When Barack Obama named Christopher Hill to be his ambassador to Iraq, he praised the diplomat for having "the pragmatism and skill that we need right now." Republican Sen. Sam Brownback strongly disagreed.
In a March 2009 letter to the President, the Kansas Republican slammed Mr. Hill for engaging in "evasive and unprofessional activities" as the U.S. representative to the Six Party Talks over North Korea. Mr. Brownback also noted that Mr. Hill spoke no Arabic and had never served in a diplomatic post in the Middle East. This was not, he wrote, "the time to appoint an ambassador who may need the equivalent of a crash course in Iraqi affairs."
Now the administration seems to have come around to Sen. Brownback's view. Word is that Mr.

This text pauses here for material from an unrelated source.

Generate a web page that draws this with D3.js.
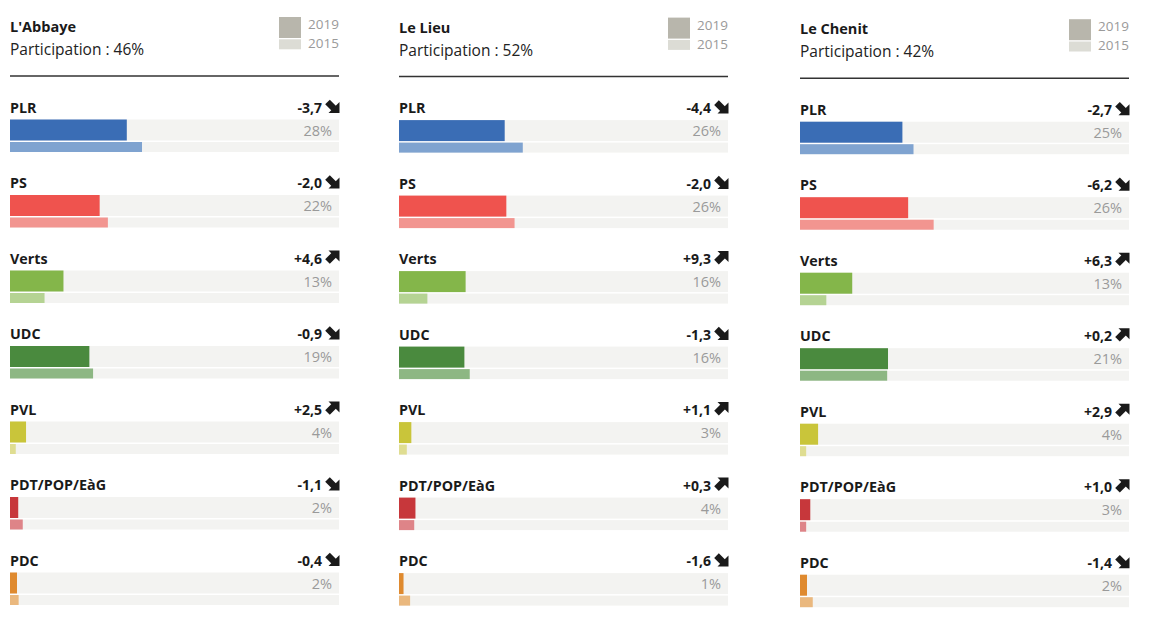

Hill will be leaving Baghdad after barely a year to become dean of the University of Denver's foreign service school. Supposedly, Mr. Hill took the job intent on spending only a year in Baghdad, but several sources tell me he had a particularly strained relationship with U.S. military commanders, including Gen. Ray Odierno. His lack of Arabic would also have made him poorly suited to play the role his predecessor Ryan Crocker did in easing tensions between Iraq's dueling political factions.
The good news is that Mr. Hill is to be replaced with Jim Jeffrey, currently the U.S. ambassador to Turkey. Mr. Jeffrey, a Vietnam vet, has already done one tour of duty in the Baghdad embassy as former ambassador John Negroponte's deputy. He was also George W. Bush's deputy national security adviser. The ambassador gets good reviews from his erstwhile White House colleagues, who think the New Englander's easy manner, Middle East expertise and military background will serve him well. His nomination is another reminder that, when it comes to Iraq policy, Barack Obama's presidency is little more than an extension of his predecessor's.